• **Work to do**
Leave out the pictures, and write out exactly the lines from the beginning of the material to the line holding "81, 90, 100]", that line included, and nothing else.

• **Provided data**
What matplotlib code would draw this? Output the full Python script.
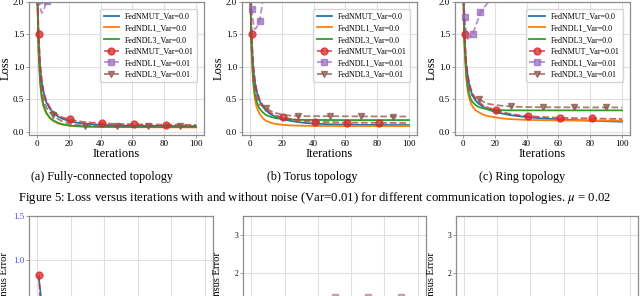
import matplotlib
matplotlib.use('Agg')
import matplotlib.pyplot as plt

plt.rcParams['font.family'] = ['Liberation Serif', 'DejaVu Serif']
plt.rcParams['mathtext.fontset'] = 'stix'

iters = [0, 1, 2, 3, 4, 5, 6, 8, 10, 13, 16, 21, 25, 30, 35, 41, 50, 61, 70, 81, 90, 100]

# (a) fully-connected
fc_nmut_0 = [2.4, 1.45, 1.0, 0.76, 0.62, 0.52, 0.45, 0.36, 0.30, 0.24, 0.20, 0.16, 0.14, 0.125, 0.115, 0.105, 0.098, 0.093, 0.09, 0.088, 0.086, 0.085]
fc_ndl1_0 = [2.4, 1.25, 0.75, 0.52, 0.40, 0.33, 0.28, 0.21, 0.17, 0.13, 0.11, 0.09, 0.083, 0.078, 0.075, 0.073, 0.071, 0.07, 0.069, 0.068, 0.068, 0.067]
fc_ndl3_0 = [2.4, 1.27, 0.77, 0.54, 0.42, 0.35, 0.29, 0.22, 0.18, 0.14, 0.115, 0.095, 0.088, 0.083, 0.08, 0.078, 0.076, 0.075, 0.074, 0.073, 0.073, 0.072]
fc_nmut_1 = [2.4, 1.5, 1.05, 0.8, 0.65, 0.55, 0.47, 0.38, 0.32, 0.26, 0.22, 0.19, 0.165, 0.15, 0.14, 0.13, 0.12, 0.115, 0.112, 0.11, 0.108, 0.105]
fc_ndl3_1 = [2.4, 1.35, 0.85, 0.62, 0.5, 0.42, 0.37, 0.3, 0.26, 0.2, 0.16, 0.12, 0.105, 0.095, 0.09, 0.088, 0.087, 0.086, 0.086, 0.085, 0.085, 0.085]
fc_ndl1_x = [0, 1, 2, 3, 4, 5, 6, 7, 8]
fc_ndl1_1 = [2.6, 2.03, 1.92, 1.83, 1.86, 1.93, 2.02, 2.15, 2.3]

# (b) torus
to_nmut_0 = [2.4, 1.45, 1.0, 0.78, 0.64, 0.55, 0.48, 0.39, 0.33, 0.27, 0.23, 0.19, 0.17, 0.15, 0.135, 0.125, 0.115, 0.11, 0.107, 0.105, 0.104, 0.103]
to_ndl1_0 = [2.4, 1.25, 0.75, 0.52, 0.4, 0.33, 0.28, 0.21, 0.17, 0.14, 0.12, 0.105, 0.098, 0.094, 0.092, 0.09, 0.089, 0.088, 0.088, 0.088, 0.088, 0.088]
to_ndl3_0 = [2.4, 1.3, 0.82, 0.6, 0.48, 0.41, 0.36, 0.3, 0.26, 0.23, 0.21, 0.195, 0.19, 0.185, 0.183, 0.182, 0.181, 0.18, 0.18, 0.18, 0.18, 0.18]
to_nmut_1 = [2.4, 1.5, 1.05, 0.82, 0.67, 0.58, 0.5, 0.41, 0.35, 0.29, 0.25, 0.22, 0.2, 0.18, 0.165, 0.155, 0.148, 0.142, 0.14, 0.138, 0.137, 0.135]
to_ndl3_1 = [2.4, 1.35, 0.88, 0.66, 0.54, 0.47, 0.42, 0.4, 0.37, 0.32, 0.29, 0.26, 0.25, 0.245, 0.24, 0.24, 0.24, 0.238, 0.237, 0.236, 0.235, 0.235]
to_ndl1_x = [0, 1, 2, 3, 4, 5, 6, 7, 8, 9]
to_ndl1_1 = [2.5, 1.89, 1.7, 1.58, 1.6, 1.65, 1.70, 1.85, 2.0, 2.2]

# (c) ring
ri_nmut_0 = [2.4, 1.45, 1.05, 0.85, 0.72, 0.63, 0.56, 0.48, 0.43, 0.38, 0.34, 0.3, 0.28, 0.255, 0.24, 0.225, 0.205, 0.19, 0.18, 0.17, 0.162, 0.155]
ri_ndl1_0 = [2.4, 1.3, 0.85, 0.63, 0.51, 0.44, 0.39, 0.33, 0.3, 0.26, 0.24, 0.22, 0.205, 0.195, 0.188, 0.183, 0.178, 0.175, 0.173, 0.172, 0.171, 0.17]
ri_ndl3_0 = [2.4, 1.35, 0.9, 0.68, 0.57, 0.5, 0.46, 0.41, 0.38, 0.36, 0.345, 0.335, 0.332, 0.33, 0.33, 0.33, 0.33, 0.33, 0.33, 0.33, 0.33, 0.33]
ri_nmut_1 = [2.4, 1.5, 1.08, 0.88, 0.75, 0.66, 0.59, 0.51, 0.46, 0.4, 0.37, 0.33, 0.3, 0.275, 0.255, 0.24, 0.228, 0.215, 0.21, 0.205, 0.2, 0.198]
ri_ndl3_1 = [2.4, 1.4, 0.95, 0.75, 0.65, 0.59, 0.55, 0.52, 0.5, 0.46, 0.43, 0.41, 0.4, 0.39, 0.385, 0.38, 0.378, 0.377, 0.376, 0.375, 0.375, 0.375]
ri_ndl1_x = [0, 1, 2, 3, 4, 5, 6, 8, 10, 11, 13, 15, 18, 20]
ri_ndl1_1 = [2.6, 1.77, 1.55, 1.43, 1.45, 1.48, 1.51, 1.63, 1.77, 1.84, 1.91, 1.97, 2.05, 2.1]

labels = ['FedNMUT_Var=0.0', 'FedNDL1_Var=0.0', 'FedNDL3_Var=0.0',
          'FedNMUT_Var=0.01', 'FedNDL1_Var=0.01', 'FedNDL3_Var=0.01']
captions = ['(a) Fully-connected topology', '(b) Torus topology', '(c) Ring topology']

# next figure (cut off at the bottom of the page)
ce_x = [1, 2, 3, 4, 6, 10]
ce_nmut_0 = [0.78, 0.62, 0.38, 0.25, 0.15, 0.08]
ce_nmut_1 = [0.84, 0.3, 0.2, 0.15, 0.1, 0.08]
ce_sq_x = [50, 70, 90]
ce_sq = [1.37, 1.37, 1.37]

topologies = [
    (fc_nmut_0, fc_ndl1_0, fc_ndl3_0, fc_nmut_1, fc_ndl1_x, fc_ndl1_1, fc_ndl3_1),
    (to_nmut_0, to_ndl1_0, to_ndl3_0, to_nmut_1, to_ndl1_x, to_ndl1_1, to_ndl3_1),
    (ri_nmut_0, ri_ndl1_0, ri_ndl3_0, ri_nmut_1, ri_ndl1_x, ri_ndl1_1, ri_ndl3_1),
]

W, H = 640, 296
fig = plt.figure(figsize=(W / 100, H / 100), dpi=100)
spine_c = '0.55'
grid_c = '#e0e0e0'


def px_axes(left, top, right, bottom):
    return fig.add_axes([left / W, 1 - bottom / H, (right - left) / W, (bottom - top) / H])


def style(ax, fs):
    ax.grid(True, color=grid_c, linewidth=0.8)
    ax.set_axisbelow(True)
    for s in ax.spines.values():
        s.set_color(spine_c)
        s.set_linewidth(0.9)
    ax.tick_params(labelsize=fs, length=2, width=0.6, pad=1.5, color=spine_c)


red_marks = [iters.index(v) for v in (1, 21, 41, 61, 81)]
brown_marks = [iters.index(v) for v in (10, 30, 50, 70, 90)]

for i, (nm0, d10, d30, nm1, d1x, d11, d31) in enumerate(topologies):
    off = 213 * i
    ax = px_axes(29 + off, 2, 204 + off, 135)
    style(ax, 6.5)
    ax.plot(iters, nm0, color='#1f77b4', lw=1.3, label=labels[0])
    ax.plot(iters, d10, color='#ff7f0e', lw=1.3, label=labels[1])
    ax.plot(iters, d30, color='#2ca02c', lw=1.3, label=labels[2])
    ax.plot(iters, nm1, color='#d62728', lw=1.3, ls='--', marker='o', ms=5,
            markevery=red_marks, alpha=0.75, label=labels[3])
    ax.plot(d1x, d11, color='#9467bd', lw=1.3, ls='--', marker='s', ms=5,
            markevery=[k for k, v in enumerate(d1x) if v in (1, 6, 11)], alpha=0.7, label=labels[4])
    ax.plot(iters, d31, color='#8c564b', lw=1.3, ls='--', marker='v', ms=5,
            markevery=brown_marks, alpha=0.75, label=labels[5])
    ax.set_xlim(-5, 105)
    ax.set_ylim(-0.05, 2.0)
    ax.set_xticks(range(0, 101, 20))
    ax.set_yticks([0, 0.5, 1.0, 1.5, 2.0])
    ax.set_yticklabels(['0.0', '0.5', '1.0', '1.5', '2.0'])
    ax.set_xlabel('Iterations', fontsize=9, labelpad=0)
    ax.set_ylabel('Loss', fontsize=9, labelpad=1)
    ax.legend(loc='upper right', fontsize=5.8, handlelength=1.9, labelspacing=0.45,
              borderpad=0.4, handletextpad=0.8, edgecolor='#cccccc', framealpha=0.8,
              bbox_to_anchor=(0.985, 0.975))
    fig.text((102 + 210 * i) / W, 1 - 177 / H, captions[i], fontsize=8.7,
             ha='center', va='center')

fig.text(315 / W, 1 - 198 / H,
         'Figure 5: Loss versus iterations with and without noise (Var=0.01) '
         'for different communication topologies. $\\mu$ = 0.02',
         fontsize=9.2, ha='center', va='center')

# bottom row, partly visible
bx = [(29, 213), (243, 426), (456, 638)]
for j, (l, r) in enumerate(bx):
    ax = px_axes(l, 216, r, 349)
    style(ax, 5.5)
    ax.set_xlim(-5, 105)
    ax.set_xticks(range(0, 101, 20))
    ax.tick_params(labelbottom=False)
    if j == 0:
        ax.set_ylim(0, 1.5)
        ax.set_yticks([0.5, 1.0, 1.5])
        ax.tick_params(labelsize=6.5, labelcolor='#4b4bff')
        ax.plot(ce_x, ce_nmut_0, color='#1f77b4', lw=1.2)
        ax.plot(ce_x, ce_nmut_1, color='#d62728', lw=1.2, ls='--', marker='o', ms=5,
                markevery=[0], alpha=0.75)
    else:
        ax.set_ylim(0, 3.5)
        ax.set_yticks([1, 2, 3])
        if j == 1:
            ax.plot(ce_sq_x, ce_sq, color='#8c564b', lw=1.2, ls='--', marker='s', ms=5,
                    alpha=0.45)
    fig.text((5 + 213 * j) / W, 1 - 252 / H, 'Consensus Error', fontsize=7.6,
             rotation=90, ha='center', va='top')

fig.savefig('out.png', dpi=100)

• **Complete answer**
What matplotlib code would draw this? Output the full Python script.
import matplotlib
matplotlib.use('Agg')
import matplotlib.pyplot as plt

plt.rcParams['font.family'] = ['Liberation Serif', 'DejaVu Serif']
plt.rcParams['mathtext.fontset'] = 'stix'

iters = [0, 1, 2, 3, 4, 5, 6, 8, 10, 13, 16, 21, 25, 30, 35, 41, 50, 61, 70, 81, 90, 100]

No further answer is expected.